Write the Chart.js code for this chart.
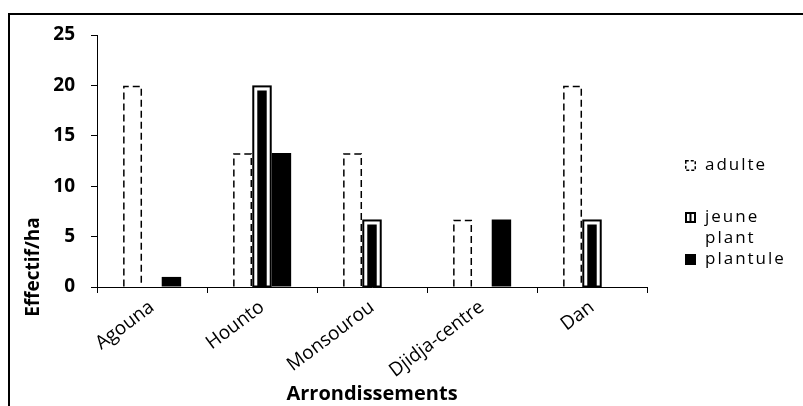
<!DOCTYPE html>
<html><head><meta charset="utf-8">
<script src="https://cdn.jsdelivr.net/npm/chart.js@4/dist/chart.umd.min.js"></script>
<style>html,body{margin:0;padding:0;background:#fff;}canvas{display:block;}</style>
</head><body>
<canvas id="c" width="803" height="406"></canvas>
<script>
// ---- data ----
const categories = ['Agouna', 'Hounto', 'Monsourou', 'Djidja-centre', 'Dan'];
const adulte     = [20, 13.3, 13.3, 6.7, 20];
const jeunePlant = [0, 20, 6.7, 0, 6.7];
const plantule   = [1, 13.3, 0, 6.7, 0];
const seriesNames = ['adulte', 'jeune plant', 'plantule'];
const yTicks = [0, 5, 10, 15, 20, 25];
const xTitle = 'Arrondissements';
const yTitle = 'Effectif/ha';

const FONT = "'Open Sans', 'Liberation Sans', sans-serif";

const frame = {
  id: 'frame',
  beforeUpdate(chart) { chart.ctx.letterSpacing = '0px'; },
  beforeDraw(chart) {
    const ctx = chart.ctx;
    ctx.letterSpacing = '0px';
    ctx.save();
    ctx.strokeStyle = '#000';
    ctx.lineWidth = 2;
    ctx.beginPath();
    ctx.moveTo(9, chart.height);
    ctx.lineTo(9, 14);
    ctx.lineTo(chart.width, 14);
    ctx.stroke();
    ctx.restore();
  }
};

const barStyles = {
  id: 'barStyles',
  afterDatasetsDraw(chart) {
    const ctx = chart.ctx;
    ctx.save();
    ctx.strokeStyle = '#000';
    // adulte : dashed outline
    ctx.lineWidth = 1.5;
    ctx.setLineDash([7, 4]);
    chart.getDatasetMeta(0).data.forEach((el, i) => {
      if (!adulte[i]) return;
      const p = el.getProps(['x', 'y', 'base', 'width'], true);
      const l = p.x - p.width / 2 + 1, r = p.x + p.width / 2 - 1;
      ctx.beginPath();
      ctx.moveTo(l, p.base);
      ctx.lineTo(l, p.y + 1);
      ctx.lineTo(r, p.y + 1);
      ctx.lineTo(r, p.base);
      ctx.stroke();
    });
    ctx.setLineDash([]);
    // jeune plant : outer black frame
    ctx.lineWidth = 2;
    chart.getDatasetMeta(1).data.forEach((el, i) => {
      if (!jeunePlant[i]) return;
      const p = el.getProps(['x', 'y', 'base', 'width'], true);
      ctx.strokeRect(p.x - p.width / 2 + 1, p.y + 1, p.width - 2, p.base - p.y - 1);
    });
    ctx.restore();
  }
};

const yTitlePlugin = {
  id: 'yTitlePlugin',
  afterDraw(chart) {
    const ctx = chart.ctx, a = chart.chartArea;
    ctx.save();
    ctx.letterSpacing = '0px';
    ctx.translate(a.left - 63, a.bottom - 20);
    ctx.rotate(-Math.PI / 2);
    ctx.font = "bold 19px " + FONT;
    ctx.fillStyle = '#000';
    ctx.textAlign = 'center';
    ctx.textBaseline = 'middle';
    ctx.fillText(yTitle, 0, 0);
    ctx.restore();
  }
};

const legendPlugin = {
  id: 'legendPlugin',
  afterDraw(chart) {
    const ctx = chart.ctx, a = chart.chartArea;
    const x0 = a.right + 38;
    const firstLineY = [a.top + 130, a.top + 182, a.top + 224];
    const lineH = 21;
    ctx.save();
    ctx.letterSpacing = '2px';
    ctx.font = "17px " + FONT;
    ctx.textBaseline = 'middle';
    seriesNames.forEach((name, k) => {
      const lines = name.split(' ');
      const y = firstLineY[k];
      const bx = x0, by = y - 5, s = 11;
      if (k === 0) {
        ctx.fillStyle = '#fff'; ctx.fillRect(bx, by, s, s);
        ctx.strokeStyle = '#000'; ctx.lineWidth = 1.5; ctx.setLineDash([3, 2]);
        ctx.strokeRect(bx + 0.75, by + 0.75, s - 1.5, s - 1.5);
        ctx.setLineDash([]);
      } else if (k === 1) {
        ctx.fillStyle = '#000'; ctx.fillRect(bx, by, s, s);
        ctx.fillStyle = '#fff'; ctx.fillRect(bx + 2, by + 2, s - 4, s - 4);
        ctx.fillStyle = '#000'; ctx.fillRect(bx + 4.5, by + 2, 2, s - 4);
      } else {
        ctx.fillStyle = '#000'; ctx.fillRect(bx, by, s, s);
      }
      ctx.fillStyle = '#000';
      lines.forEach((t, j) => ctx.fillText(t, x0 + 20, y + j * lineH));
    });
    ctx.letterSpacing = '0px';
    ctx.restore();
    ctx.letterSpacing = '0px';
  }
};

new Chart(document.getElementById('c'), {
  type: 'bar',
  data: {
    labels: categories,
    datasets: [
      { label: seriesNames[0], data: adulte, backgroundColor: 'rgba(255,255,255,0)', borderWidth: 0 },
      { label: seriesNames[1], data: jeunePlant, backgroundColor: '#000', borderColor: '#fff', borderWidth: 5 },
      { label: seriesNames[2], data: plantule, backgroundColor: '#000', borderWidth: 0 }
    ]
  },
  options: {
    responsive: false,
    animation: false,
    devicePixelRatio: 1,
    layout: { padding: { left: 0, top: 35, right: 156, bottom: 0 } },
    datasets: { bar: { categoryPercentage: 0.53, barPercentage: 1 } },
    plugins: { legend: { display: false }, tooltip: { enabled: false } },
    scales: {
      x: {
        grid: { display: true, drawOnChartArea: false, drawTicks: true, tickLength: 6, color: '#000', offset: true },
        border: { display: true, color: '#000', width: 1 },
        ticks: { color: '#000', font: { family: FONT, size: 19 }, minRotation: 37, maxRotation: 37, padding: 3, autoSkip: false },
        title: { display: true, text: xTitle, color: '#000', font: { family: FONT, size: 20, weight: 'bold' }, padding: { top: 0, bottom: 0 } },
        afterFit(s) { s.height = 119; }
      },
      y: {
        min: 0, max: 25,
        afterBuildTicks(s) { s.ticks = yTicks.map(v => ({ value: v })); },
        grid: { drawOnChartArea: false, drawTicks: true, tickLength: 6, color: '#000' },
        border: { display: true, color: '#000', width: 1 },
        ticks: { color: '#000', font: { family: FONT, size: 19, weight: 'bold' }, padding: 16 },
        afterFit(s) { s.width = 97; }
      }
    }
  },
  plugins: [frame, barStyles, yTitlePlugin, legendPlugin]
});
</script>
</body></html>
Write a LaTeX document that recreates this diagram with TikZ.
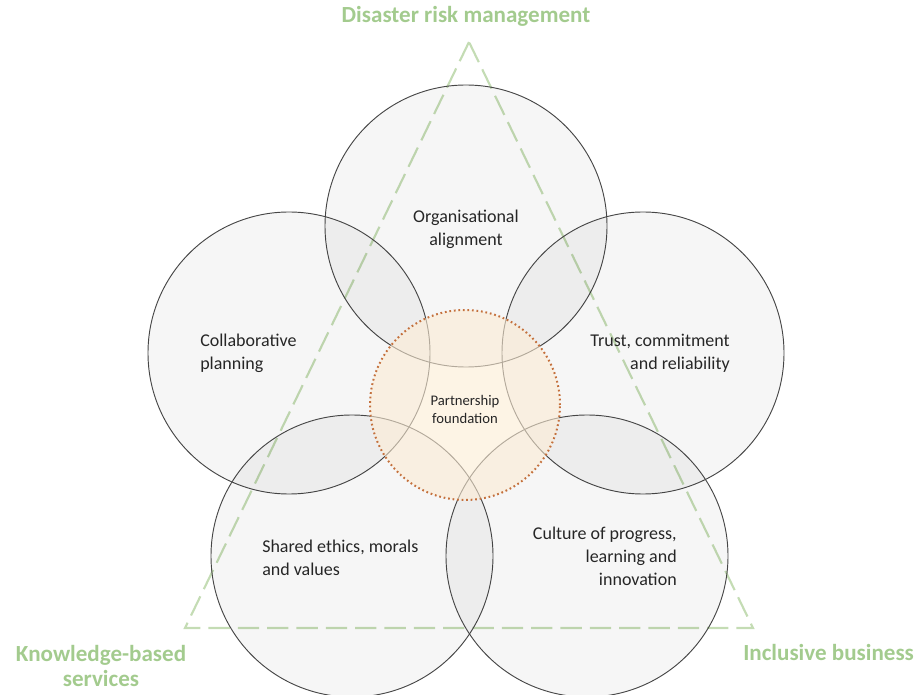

★ ★ ★

Where a line in the material above holds "this", copy that line.

**Full answer:**
Write the Chart.js code for this chart.
Write a LaTeX document that recreates this diagram with TikZ.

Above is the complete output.